▶
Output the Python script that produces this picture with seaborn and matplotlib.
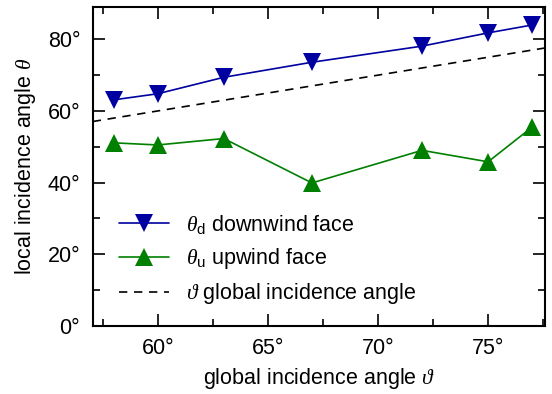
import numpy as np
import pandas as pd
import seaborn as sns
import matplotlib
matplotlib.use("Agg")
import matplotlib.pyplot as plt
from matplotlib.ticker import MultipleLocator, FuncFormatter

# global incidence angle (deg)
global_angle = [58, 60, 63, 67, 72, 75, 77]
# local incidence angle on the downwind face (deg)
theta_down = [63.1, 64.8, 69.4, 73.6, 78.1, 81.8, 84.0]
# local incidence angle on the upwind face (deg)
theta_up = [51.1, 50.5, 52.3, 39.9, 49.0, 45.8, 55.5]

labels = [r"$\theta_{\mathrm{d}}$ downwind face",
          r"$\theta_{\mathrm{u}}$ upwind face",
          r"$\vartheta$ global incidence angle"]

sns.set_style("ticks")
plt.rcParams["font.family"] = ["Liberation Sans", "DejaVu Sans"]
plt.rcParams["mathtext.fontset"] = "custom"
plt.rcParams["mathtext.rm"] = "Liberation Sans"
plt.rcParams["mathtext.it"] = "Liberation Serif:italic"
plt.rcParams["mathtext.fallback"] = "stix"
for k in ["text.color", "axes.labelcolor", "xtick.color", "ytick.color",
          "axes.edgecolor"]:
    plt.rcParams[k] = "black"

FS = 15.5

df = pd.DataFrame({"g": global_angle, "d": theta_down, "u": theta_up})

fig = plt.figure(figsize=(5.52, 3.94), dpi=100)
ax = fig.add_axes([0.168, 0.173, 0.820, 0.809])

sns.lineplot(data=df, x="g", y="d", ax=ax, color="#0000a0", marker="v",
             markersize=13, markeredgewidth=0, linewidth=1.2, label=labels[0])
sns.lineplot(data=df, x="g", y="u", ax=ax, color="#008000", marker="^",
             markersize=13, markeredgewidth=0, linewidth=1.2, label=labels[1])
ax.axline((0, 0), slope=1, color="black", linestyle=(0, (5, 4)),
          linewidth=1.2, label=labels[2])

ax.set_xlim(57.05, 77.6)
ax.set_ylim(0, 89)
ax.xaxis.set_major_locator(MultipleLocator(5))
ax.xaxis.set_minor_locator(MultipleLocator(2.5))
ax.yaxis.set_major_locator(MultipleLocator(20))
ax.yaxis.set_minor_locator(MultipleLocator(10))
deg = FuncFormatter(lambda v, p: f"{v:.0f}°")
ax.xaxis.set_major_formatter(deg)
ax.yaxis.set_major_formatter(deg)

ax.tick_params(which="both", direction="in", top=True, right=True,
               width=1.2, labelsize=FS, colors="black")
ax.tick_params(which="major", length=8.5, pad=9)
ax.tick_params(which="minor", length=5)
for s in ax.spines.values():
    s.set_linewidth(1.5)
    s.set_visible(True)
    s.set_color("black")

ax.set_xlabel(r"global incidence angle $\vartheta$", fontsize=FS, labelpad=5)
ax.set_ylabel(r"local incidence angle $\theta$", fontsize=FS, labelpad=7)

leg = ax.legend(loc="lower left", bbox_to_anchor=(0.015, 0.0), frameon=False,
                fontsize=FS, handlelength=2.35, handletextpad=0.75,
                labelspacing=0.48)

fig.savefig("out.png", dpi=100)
◀
▶
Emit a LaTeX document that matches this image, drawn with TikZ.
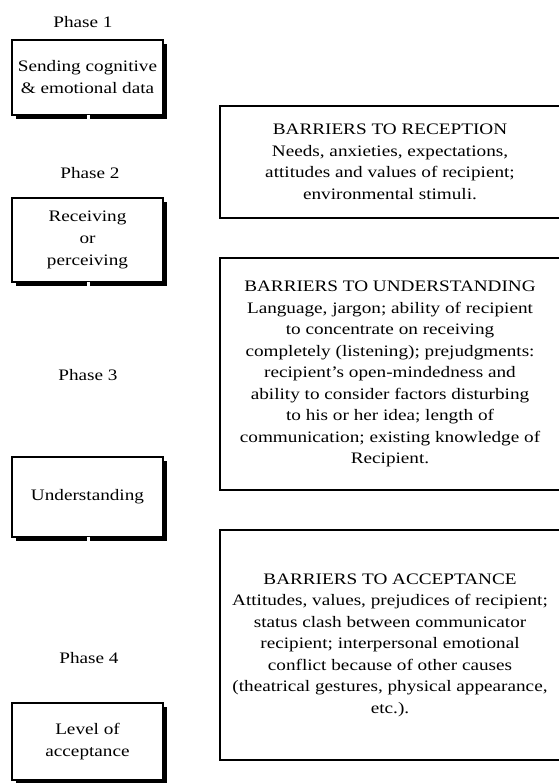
◀
▶
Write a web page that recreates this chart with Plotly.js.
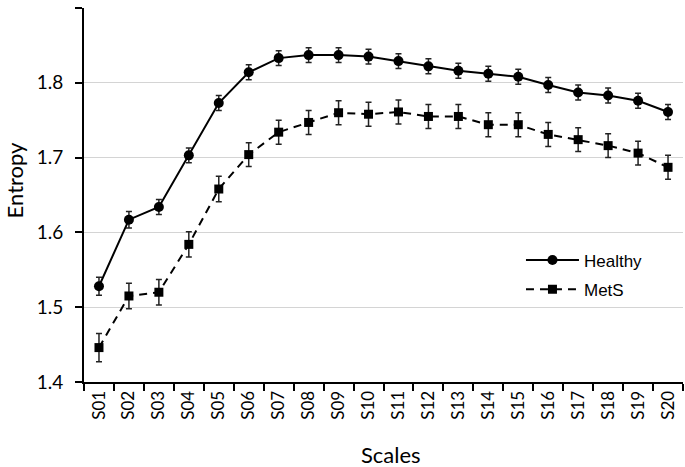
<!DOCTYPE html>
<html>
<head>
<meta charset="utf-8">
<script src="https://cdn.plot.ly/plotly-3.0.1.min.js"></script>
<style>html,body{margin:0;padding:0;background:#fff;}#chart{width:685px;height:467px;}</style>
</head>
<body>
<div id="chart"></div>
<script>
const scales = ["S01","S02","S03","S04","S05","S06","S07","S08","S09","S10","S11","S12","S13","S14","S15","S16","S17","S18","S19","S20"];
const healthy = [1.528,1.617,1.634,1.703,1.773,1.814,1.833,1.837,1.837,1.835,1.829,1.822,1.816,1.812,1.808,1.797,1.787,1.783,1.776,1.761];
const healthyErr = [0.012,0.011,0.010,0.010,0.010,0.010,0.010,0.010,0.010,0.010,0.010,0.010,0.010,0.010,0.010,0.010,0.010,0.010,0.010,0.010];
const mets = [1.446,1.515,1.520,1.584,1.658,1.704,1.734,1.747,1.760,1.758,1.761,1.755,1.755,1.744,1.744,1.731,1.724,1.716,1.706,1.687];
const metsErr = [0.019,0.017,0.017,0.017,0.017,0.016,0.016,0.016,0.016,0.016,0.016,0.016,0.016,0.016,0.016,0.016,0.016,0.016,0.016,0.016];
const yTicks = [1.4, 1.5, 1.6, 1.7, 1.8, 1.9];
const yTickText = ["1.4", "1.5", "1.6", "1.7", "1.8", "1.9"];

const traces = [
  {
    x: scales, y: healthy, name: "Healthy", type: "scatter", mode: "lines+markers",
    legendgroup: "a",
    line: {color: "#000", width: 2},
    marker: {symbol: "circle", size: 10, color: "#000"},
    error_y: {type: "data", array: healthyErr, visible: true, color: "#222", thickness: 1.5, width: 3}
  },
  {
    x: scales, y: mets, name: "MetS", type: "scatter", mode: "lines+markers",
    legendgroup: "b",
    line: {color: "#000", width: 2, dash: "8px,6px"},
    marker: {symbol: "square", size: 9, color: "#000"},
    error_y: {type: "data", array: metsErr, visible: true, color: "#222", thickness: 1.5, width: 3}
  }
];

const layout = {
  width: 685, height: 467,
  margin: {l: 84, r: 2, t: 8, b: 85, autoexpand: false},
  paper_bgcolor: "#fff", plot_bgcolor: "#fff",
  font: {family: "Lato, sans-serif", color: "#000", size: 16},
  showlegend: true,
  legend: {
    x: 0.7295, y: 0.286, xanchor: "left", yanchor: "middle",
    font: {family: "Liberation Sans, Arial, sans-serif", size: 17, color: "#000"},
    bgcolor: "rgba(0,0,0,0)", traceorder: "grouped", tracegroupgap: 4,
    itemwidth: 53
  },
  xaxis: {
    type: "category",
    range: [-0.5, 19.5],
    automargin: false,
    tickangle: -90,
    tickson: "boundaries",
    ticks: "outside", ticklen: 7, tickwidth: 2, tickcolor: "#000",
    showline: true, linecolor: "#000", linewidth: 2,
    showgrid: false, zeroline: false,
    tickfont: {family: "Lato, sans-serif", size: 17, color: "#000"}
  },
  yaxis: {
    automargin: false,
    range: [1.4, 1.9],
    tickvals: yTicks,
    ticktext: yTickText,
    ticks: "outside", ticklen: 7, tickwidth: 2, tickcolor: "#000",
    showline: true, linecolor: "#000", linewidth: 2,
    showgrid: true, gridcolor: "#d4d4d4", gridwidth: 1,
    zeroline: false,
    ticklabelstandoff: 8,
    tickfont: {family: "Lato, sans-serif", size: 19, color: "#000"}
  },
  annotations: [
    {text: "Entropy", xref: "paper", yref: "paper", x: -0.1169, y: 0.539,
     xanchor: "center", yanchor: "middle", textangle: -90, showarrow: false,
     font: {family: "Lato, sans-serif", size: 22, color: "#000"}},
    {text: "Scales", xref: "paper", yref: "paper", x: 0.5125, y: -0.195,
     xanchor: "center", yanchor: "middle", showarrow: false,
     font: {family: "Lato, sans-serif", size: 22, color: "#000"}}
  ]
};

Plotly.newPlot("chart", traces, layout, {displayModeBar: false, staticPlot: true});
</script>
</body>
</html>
◀
▸ TASK DETAILS: Go through the material line by line. Show each line that contains the string "seaborn".

▸ RESPONSE FOR THIS EXERCISE:
Output the Python script that produces this picture with seaborn and matplotlib.
import seaborn as sns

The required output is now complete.